City Councilmember and Brooklyn Borough President Candidate Robert Cornegy Jr. (D-Bedford-Stuyvesant, Northern Crown Heights) Monday went to bat for more funding for the arts as an integral part of elementary and high school education.
Cornegy made his position known as part of a virtual panel discussion that the New York City Arts in Education Roundtable (NYCAIER) and the Brooklyn Children’s Museum co-hosted to explore the urgent need for the arts to help kids process the world around them.
“Art has always been the catalyst for change,” Cornegy said. “Societies are shaped by what the art of the day was so it should be integrated in our school systems.”
Cornegy noted that although most people didn’t associate with him the arts because of his basketball career, he has been a baritone sax player all his life.
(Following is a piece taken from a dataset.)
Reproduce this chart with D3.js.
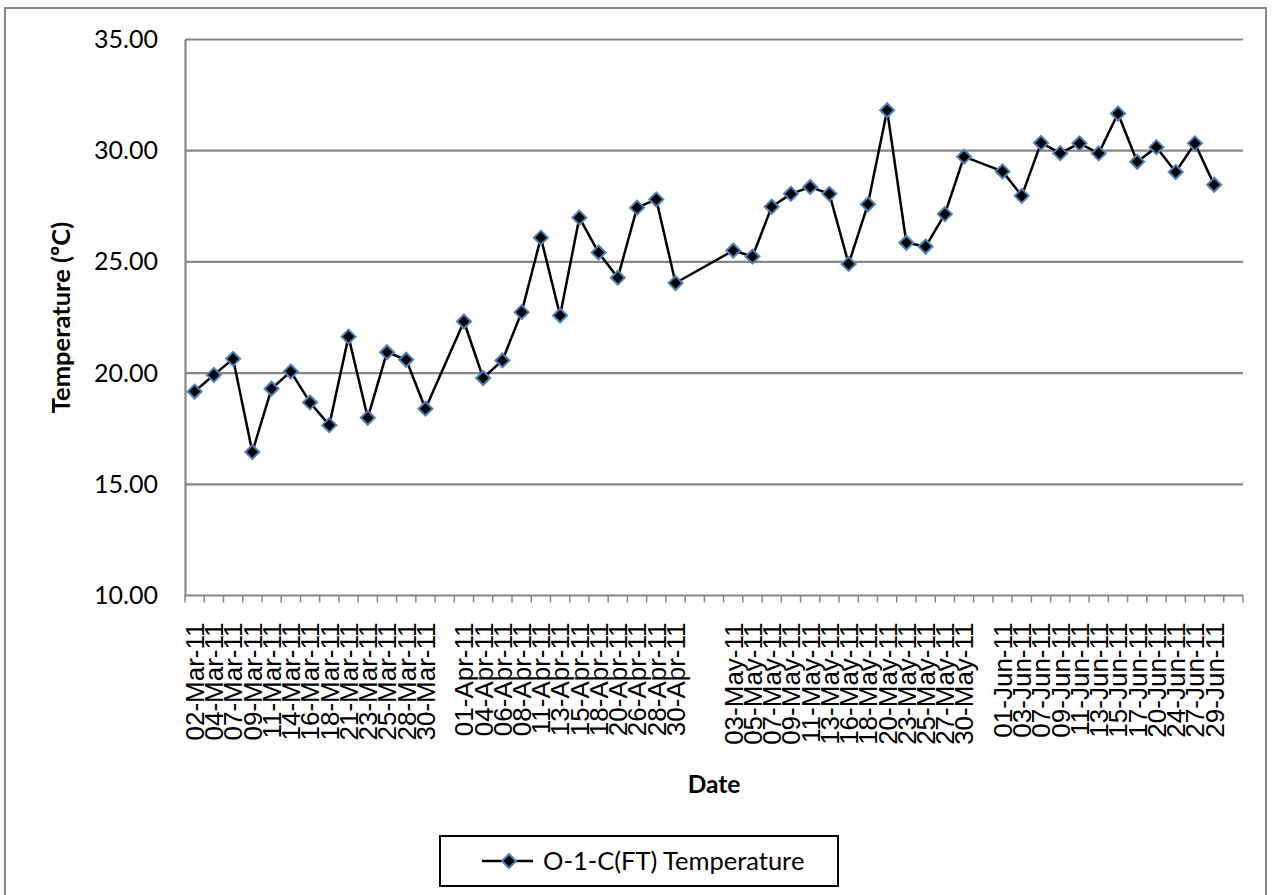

Arts shouldn’t be an ancillary part of a youth’s education but incorporated into the curriculum as the way he had it when he was in school, said Cornegy.
Grey Lambert, a public high school senior, explained how the arts impacted him as he displayed a jacket with hand-sewn images and pockets that he added.
“I was able to take things that I can’t express in any other way and make them in ways that you can touch and feel them,” Lambert said.
Lambert’s words were echoed in agreement by panelists advocating to restore the identification of arts as essential education with a spotlight on the importance during COVID-19.
“We are talking about a time of a pandemic and one thing that you see people doing- they’re making things, creating music, and dancing. They are creating,” said nS 26 The Jesse Owens School visual arts teacher Elizabeth Kinkel.
NYCAIER has been committed to arts in public education for years, but after this year’s budget cut funding to arts education in city schools, the organization launched the “Arts Are Essential” campaign to raise awareness for the importance of bringing arts education to schools.
The campaign not only advocates for arts education but for funding contracts to over 300 cultural institutions to get supplemental arts education restored.
The discussion highlighted the importance of arts in children and young adults’ lives, as it serves as an outlet for creation and self-efficacy, a factor Kinkel thinks should be at par with the STEM [science, technology, engineering, and mathematics] subjects.
“When a child comes running saying, ‘mommy look what I made’, you better believe they are not holding a worksheet. They are holding something they created,” she said.